EXCERPTED RECORDS |
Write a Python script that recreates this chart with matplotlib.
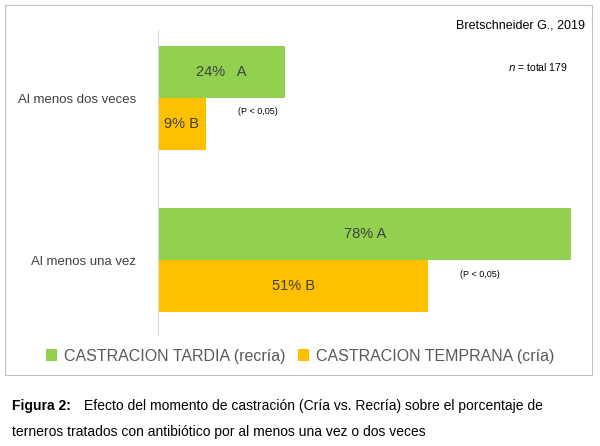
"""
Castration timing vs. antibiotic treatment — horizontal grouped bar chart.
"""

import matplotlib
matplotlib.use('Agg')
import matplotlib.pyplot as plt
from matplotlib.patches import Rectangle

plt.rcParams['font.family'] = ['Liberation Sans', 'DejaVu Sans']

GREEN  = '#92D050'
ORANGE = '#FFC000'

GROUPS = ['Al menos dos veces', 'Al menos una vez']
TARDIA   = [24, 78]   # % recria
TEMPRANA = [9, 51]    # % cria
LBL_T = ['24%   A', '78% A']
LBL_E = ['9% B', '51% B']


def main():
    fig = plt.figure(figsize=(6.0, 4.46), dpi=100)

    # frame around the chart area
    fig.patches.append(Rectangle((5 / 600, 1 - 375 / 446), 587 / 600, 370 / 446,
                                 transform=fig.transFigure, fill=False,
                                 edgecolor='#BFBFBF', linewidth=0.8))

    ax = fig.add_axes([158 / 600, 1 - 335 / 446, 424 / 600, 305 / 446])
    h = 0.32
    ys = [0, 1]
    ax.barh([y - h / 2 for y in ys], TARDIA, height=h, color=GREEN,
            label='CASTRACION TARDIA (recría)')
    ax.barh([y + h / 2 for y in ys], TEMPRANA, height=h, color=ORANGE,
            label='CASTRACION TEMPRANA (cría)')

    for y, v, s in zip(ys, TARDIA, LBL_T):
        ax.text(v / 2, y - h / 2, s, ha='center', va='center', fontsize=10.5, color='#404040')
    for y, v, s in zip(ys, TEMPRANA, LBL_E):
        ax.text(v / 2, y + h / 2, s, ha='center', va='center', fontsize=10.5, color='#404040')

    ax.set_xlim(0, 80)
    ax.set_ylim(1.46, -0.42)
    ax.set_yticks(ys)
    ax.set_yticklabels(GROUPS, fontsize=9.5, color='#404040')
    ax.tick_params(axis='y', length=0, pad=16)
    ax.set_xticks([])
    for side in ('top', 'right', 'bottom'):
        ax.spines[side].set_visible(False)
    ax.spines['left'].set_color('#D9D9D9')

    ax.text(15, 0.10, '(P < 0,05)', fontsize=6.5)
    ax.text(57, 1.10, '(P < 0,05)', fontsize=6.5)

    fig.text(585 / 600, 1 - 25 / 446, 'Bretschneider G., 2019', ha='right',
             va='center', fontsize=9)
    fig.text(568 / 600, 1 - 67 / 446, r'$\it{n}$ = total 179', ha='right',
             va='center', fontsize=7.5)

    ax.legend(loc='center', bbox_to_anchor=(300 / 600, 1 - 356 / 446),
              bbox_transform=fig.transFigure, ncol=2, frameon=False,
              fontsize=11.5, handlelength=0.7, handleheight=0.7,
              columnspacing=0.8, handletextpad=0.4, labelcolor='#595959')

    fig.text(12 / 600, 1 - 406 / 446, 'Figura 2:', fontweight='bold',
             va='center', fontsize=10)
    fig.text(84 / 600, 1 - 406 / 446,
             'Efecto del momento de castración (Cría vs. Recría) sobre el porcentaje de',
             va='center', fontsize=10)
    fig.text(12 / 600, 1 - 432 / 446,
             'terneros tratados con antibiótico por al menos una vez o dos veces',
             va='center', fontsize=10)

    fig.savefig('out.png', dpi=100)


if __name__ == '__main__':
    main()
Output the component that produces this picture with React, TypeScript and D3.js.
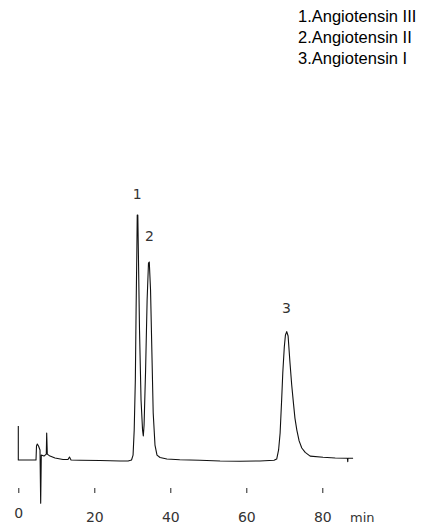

SHORT TASK | Print the listing above in full, exactly as written. Omit any pictures.

EXPECTED ANSWER |
Write a Python script that recreates this chart with matplotlib.
"""
Castration timing vs. antibiotic treatment — horizontal grouped bar chart.
"""

import matplotlib
matplotlib.use('Agg')
import matplotlib.pyplot as plt
from matplotlib.patches import Rectangle

plt.rcParams['font.family'] = ['Liberation Sans', 'DejaVu Sans']

GREEN  = '#92D050'
ORANGE = '#FFC000'

GROUPS = ['Al menos dos veces', 'Al menos una vez']
TARDIA   = [24, 78]   # % recria
TEMPRANA = [9, 51]    # % cria
LBL_T = ['24%   A', '78% A']
LBL_E = ['9% B', '51% B']


def main():
    fig = plt.figure(figsize=(6.0, 4.46), dpi=100)

    # frame around the chart area
    fig.patches.append(Rectangle((5 / 600, 1 - 375 / 446), 587 / 600, 370 / 446,
                                 transform=fig.transFigure, fill=False,
                                 edgecolor='#BFBFBF', linewidth=0.8))

    ax = fig.add_axes([158 / 600, 1 - 335 / 446, 424 / 600, 305 / 446])
    h = 0.32
    ys = [0, 1]
    ax.barh([y - h / 2 for y in ys], TARDIA, height=h, color=GREEN,
            label='CASTRACION TARDIA (recría)')
    ax.barh([y + h / 2 for y in ys], TEMPRANA, height=h, color=ORANGE,
            label='CASTRACION TEMPRANA (cría)')

    for y, v, s in zip(ys, TARDIA, LBL_T):
        ax.text(v / 2, y - h / 2, s, ha='center', va='center', fontsize=10.5, color='#404040')
    for y, v, s in zip(ys, TEMPRANA, LBL_E):
        ax.text(v / 2, y + h / 2, s, ha='center', va='center', fontsize=10.5, color='#404040')

    ax.set_xlim(0, 80)
    ax.set_ylim(1.46, -0.42)
    ax.set_yticks(ys)
    ax.set_yticklabels(GROUPS, fontsize=9.5, color='#404040')
    ax.tick_params(axis='y', length=0, pad=16)
    ax.set_xticks([])
    for side in ('top', 'right', 'bottom'):
        ax.spines[side].set_visible(False)
    ax.spines['left'].set_color('#D9D9D9')

    ax.text(15, 0.10, '(P < 0,05)', fontsize=6.5)
    ax.text(57, 1.10, '(P < 0,05)', fontsize=6.5)

    fig.text(585 / 600, 1 - 25 / 446, 'Bretschneider G., 2019', ha='right',
             va='center', fontsize=9)
    fig.text(568 / 600, 1 - 67 / 446, r'$\it{n}$ = total 179', ha='right',
             va='center', fontsize=7.5)

    ax.legend(loc='center', bbox_to_anchor=(300 / 600, 1 - 356 / 446),
              bbox_transform=fig.transFigure, ncol=2, frameon=False,
              fontsize=11.5, handlelength=0.7, handleheight=0.7,
              columnspacing=0.8, handletextpad=0.4, labelcolor='#595959')

    fig.text(12 / 600, 1 - 406 / 446, 'Figura 2:', fontweight='bold',
             va='center', fontsize=10)
    fig.text(84 / 600, 1 - 406 / 446,
             'Efecto del momento de castración (Cría vs. Recría) sobre el porcentaje de',
             va='center', fontsize=10)
    fig.text(12 / 600, 1 - 432 / 446,
             'terneros tratados con antibiótico por al menos una vez o dos veces',
             va='center', fontsize=10)

    fig.savefig('out.png', dpi=100)


if __name__ == '__main__':
    main()
Output the component that produces this picture with React, TypeScript and D3.js.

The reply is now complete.